According to a recent report from BofA Global Research, 40% of SPAC trading on BofA’s platform from July to December of 2020 was driven by retail investors, compared to just 21% of stock trading for both the S&P 500 and the Russell 2000.

“It used to be that we would see a new SPAC every week, or every two weeks. Now we are seeing four SPAC listings a week,” said Harris Arch, a co-portfolio manager of the DuPont Capital Merger Arbitrage Strategy fund.

For companies, a merger with a SPAC provides a quicker timeline for going public and fewer disclosure requirements. When the SPAC acquires a target, the acquired company takes the SPAC’s spot on an exchange and typically gets a new stock ticker.

A traditional IPO requires a company to hire an investment bank, produce mountains of materials for investors to scrutinize, eventually talk to potential investors in what’s known in Wall Street parlance as a “road show,” and then — if everything lines up correctly — go public.

IPOs get derailed all the time, however. The required disclosures may reveal some unattractive financials, which happened with WeWork two years ago, or the timing might not work, perhaps because the stock market is too volatile at the moment.

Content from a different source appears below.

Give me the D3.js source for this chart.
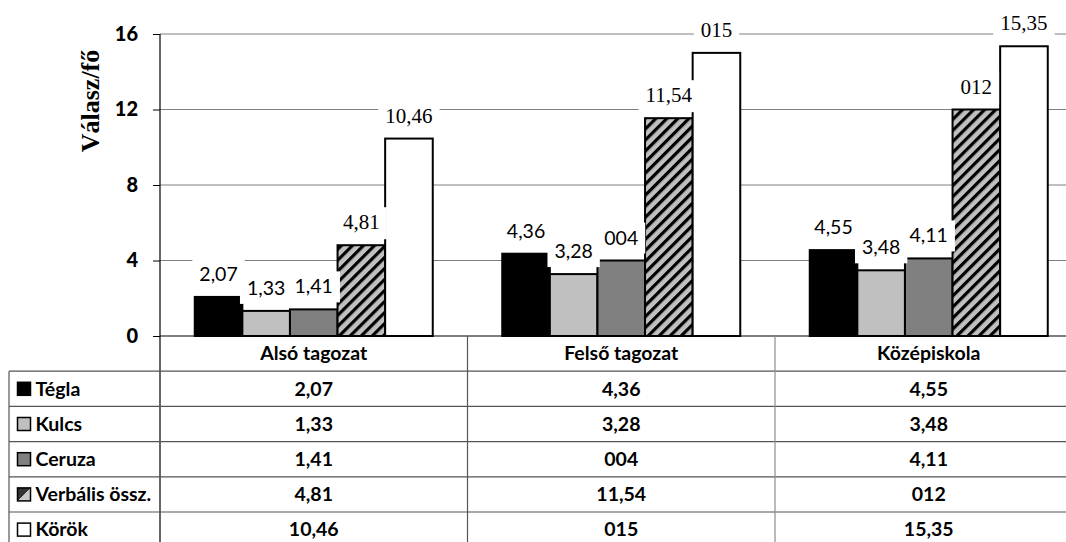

The game is often stacked in favor of the SPAC’s management, also referred to as the “sponsors,” and initial investors.

Management has a financial incentive to find an acquisition target — most often management receives a 20% stake in the newly public company. They also get shares in the new company at a significant discount to the value the company agrees to use to go public, which can dilute the value of the shares held by retail investors.

Further, each SPAC has its own expiration date, typically two years from its creation, after which the funds of the SPAC must be returned to its investors.

All these factors give SPAC sponsors a reason to make a deal, regardless of whether it truly makes financial sense for both the company and the investors, critics say. Investors do get a say on management’s acquisition target, voting it up or down, but SPAC investors often consist of Wall Street banks and the SPACs own sponsors, which may stack the deck in favor of a “yes” vote.

Also since SPAC target companies bypass the traditional IPO process — and all the checks and due diligence that comes from it — companies that may not be fully ready to go public are now being listed on stock exchanges.

Since investors do not know the target company ahead of time, SPACs are sometimes referred to as “blank check companies.” It’s this “blank check” issue that has given some on Wall Street pause.

Swiss bank UBS has directed its financial advisors to only recommend SPACs to eligible clients if the bank is an underwriter and therefore has sufficient information about the company to make a recommendation, according to people familiar with the matter. That’s because there is limited information about a SPAC generally available to the public until it actually buys another company.

A spokeswoman at UBS declined to comment.


The frenzy surrounding SPACs has also attracted the attention of government regulators, who are concerned they may draw in unsophisticated investors.

The Securities and Exchange Commission released a report in December outlining the pros and cons of investing in SPACs, in which it cautioned investors about the potential conflicts involving the SPAC’s management.

Last week, the SEC put out a bulletin warning investors not to base their investing decisions solely on whether a celebrity or star athlete has endorsed the product. The SPAC acquiring WeWork, BowX Acquisition, lists Hall of Famer Shaquille O’Neal as an adviser. Other athletes such as Alex Rodriguez and Stephen Curry have endorsed SPACs or put their own money into a SPAC entity. Former Trump economic advisor Larry Kudlow has also created a SPAC.

“It is never a good idea to invest in a SPAC just because someone famous sponsors or invests in it or says it is a good investment,” the SEC bluntly said.


After posting some eye-popping gains in 2020, SPACs have come back to earth. An exchange-traded fund consisting of SPACs and companies taken public through SPAC acquisitions, the Defiance Next Gen SPAC fund, jumped 55% between early November and mid-February. It has since dropped from around $35 to $27 and is down 6.7% so far this year compared to the 4.9% return of the S&P 500.

The declines come as the prospects for an improving economy and a pickup in inflation have driven investors to move money away from some high-flying parts of the market, such as technology stocks.